▸ **Task prompt**
All pictures are to be skipped; retype only the lines from the top of the entries through the line with "from matplotlib.lines import Line2D", both included.

Source code of charts:
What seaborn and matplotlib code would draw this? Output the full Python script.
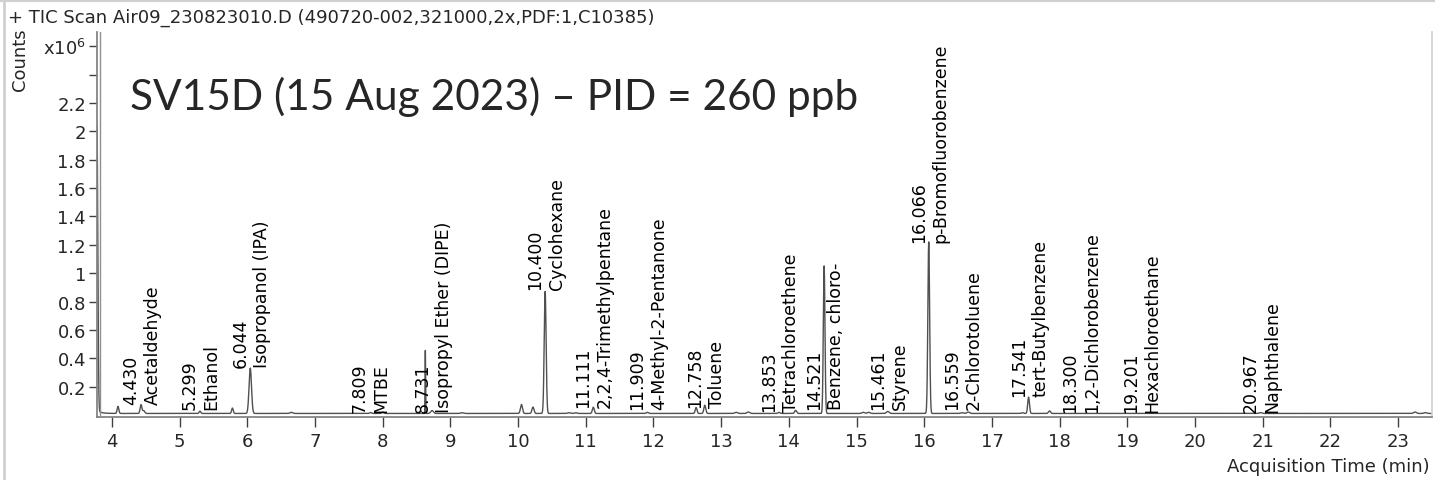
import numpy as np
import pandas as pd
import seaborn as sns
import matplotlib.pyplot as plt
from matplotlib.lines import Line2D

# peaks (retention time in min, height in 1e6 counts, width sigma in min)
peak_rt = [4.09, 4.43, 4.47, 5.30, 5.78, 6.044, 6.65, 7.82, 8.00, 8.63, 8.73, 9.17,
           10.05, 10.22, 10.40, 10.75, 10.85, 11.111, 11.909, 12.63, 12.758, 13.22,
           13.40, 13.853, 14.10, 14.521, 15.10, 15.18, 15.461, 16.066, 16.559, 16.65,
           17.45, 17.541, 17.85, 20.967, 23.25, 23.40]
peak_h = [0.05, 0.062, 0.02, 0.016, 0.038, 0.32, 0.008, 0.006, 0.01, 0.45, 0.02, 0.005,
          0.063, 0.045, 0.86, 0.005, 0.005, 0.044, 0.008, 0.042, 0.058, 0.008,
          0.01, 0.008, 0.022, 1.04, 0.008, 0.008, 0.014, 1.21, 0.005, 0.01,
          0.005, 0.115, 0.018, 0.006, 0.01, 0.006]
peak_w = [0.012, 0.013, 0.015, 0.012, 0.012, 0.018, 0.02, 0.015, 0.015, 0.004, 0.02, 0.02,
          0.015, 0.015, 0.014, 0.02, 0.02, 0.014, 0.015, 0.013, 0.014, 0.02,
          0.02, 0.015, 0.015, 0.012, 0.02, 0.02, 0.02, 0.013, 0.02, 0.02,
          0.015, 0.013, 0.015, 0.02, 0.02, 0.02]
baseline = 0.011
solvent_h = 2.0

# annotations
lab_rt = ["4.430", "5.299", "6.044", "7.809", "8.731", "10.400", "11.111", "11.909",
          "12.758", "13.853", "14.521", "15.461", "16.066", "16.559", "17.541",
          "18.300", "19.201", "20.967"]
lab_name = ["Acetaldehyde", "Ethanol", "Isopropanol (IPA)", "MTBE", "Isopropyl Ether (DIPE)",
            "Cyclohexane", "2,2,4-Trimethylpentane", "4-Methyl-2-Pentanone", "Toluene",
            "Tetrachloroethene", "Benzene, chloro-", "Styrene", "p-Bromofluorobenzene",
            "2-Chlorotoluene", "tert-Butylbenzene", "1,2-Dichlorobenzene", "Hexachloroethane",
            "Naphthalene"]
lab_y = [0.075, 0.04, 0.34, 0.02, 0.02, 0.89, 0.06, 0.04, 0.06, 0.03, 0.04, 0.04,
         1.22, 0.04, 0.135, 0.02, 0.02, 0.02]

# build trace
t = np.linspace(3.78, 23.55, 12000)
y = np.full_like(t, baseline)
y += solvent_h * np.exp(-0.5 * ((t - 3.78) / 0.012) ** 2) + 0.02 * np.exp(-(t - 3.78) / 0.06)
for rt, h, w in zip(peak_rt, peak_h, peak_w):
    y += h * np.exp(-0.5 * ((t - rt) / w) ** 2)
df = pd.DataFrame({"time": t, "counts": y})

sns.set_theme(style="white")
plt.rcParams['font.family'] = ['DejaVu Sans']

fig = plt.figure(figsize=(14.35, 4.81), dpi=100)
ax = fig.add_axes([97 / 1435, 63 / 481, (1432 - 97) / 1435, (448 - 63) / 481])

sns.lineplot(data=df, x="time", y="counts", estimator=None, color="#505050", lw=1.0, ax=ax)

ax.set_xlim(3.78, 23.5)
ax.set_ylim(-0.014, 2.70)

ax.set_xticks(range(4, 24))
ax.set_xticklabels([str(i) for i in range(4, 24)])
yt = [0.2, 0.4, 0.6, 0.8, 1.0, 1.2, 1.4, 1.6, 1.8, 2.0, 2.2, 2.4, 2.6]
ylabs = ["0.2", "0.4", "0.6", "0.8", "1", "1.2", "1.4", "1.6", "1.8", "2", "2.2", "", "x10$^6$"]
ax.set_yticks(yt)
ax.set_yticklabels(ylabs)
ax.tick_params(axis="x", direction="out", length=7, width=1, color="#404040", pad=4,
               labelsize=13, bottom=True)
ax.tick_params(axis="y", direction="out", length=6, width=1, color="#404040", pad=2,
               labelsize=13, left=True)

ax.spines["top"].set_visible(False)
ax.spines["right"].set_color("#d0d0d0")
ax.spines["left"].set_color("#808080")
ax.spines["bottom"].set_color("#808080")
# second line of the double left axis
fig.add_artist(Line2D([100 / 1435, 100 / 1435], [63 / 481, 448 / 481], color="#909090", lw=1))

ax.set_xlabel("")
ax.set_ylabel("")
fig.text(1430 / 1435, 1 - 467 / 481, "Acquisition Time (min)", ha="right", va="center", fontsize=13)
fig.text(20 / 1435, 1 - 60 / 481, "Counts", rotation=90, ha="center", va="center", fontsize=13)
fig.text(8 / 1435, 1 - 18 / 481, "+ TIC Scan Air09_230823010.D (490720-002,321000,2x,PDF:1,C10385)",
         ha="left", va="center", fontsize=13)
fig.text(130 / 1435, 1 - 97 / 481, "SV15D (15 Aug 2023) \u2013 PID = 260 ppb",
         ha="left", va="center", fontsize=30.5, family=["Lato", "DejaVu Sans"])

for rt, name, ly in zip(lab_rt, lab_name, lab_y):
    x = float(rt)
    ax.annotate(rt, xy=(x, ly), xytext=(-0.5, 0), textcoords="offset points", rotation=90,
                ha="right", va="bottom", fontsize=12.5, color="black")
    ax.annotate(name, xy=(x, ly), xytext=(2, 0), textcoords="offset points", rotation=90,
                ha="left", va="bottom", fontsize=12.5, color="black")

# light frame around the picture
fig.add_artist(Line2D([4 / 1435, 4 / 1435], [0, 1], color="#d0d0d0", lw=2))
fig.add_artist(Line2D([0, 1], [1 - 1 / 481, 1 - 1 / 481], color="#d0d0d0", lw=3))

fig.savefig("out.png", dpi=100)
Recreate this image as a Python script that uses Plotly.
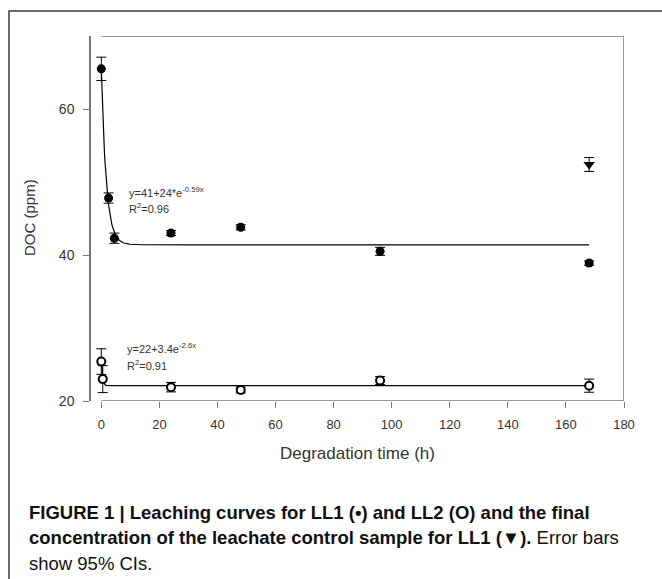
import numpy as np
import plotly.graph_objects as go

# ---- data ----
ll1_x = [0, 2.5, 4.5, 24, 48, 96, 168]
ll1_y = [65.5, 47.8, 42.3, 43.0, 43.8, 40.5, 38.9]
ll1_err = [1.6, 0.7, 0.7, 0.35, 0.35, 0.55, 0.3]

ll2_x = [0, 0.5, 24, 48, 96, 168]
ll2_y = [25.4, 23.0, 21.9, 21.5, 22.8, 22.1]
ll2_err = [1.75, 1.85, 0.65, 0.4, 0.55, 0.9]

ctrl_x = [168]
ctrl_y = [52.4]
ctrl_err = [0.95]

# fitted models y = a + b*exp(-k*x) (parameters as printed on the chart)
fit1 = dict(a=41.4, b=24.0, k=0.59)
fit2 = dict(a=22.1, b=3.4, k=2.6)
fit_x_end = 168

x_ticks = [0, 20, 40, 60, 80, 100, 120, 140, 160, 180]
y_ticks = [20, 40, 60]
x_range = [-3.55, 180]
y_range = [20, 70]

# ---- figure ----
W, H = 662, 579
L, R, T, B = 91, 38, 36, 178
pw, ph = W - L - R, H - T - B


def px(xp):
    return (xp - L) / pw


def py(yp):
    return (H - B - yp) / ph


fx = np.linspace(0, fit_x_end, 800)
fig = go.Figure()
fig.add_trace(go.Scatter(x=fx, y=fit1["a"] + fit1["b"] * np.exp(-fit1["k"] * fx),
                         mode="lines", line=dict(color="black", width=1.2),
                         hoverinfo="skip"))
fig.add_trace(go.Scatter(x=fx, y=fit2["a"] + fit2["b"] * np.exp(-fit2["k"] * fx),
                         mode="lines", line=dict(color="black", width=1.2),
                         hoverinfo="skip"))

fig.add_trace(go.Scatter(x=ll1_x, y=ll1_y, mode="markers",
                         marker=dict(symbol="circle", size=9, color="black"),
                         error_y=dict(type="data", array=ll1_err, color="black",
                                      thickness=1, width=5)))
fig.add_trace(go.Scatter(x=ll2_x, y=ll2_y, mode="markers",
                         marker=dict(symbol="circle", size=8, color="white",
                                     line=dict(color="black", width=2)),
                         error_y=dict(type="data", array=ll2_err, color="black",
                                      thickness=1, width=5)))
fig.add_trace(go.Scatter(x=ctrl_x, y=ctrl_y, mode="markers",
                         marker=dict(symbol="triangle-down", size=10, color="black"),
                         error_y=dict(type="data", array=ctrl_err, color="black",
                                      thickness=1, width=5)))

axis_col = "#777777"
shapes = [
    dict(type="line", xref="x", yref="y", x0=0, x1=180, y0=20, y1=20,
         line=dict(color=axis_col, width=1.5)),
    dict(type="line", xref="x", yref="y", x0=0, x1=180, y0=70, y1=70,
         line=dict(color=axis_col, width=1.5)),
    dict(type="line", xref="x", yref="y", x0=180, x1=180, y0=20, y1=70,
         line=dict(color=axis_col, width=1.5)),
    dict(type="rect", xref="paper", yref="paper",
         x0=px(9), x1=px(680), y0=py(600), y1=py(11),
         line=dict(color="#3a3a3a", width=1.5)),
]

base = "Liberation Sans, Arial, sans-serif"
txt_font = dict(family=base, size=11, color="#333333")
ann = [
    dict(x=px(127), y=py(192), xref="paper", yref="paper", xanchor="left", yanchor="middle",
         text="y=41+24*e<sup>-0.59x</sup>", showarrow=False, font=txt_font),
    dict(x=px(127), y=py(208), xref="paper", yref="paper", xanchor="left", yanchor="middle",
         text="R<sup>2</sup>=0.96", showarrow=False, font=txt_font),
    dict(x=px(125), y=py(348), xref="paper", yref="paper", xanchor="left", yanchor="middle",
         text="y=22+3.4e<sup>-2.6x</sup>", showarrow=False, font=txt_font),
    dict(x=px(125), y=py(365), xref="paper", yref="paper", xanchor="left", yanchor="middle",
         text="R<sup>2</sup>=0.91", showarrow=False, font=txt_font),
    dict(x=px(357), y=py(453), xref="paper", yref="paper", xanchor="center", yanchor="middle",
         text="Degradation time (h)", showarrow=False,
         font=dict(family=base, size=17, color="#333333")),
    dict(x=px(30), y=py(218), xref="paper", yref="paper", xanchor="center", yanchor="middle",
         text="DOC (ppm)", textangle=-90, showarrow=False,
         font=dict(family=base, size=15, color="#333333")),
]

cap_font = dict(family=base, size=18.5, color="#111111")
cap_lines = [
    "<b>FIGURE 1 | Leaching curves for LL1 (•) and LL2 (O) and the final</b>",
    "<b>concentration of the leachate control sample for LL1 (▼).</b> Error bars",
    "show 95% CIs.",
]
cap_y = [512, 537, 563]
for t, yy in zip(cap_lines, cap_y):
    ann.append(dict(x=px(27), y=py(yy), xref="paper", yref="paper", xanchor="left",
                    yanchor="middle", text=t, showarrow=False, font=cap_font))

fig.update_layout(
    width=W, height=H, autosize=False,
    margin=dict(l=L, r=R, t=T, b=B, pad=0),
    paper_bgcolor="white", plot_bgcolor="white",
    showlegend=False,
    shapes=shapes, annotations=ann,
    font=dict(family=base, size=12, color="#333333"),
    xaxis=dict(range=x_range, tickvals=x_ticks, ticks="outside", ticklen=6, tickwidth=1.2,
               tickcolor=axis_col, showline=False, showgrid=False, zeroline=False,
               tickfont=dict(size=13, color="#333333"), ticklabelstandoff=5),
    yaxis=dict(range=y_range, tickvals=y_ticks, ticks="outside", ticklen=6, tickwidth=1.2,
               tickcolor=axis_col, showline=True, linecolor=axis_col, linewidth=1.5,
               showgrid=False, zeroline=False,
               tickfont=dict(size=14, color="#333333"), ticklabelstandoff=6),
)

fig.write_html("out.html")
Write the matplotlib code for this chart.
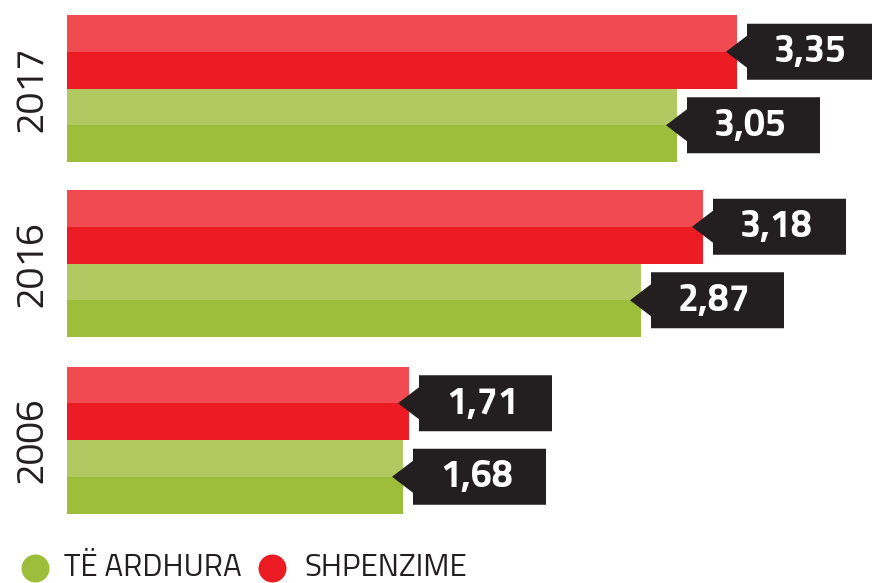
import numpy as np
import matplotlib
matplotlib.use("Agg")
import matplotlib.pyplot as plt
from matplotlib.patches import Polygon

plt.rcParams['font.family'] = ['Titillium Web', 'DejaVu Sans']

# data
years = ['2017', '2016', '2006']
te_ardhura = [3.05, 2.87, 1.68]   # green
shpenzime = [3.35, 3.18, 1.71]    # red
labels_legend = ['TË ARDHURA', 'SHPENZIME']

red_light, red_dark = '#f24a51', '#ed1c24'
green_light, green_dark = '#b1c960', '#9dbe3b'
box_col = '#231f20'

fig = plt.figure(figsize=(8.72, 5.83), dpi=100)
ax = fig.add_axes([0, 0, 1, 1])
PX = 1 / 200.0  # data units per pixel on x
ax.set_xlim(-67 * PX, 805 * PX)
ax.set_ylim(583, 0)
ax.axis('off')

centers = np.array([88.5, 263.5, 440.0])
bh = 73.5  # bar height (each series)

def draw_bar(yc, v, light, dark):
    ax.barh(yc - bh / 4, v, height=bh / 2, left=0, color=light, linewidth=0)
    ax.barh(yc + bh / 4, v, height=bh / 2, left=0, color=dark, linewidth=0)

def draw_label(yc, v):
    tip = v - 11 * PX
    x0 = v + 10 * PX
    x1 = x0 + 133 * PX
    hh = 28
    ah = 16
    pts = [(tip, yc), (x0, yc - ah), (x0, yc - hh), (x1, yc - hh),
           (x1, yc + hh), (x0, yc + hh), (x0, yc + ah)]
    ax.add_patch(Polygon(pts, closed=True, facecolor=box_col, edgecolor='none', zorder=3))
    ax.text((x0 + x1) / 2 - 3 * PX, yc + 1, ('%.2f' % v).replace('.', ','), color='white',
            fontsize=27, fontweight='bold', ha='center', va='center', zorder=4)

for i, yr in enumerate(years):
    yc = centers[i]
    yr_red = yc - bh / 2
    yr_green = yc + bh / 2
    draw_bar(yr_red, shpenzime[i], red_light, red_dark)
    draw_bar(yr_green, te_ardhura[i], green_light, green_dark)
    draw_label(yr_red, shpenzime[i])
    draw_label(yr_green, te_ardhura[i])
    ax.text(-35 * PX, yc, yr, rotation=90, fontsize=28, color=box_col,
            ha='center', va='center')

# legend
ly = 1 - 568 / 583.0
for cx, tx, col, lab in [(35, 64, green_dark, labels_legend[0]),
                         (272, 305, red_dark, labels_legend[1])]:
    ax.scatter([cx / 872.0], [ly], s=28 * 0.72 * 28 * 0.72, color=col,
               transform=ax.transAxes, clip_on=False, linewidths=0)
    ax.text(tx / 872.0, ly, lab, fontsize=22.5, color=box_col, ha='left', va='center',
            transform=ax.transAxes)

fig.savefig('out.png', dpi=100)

▸ **Written answer**
What seaborn and matplotlib code would draw this? Output the full Python script.
import numpy as np
import pandas as pd
import seaborn as sns
import matplotlib.pyplot as plt
from matplotlib.lines import Line2D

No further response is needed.